Task goal ::
Your task is to copy the material exactly.

## START Source excerpt

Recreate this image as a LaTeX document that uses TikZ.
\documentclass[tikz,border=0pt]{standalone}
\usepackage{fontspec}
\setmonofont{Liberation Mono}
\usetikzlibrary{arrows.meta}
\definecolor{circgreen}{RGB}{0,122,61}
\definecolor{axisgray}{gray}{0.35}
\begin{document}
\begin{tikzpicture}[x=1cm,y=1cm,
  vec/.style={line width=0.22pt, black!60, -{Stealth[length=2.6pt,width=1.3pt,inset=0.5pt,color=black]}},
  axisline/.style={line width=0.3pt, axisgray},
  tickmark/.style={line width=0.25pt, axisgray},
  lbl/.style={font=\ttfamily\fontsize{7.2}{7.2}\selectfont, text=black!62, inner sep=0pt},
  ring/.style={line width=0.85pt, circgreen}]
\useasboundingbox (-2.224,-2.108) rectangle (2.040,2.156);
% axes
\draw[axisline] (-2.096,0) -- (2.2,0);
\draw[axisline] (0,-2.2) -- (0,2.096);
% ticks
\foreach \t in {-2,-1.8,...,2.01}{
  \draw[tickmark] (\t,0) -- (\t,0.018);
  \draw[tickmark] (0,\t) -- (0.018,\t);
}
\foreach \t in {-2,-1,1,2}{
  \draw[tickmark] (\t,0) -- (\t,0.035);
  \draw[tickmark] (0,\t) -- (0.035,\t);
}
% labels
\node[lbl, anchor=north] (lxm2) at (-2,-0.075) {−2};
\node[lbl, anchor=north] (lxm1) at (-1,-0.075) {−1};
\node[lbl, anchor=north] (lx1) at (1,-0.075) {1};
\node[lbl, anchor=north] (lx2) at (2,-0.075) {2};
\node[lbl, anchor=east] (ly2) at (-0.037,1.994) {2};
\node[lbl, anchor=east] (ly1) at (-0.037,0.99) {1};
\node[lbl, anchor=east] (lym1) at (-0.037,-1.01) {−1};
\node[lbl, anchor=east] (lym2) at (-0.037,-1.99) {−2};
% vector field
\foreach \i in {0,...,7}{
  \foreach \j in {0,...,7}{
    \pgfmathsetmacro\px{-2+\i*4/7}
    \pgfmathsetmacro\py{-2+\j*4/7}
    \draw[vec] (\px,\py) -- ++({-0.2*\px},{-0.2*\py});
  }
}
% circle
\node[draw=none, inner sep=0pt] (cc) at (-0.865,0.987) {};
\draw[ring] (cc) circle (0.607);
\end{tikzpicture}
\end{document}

## END Source excerpt

Task result ::
Recreate this image as a LaTeX document that uses TikZ.
\documentclass[tikz,border=0pt]{standalone}
\usepackage{fontspec}
\setmonofont{Liberation Mono}
\usetikzlibrary{arrows.meta}
\definecolor{circgreen}{RGB}{0,122,61}
\definecolor{axisgray}{gray}{0.35}
\begin{document}
\begin{tikzpicture}[x=1cm,y=1cm,
  vec/.style={line width=0.22pt, black!60, -{Stealth[length=2.6pt,width=1.3pt,inset=0.5pt,color=black]}},
  axisline/.style={line width=0.3pt, axisgray},
  tickmark/.style={line width=0.25pt, axisgray},
  lbl/.style={font=\ttfamily\fontsize{7.2}{7.2}\selectfont, text=black!62, inner sep=0pt},
  ring/.style={line width=0.85pt, circgreen}]
\useasboundingbox (-2.224,-2.108) rectangle (2.040,2.156);
% axes
\draw[axisline] (-2.096,0) -- (2.2,0);
\draw[axisline] (0,-2.2) -- (0,2.096);
% ticks
\foreach \t in {-2,-1.8,...,2.01}{
  \draw[tickmark] (\t,0) -- (\t,0.018);
  \draw[tickmark] (0,\t) -- (0.018,\t);
}
\foreach \t in {-2,-1,1,2}{
  \draw[tickmark] (\t,0) -- (\t,0.035);
  \draw[tickmark] (0,\t) -- (0.035,\t);
}
% labels
\node[lbl, anchor=north] (lxm2) at (-2,-0.075) {−2};
\node[lbl, anchor=north] (lxm1) at (-1,-0.075) {−1};
\node[lbl, anchor=north] (lx1) at (1,-0.075) {1};
\node[lbl, anchor=north] (lx2) at (2,-0.075) {2};
\node[lbl, anchor=east] (ly2) at (-0.037,1.994) {2};
\node[lbl, anchor=east] (ly1) at (-0.037,0.99) {1};
\node[lbl, anchor=east] (lym1) at (-0.037,-1.01) {−1};
\node[lbl, anchor=east] (lym2) at (-0.037,-1.99) {−2};
% vector field
\foreach \i in {0,...,7}{
  \foreach \j in {0,...,7}{
    \pgfmathsetmacro\px{-2+\i*4/7}
    \pgfmathsetmacro\py{-2+\j*4/7}
    \draw[vec] (\px,\py) -- ++({-0.2*\px},{-0.2*\py});
  }
}
% circle
\node[draw=none, inner sep=0pt] (cc) at (-0.865,0.987) {};
\draw[ring] (cc) circle (0.607);
\end{tikzpicture}
\end{document}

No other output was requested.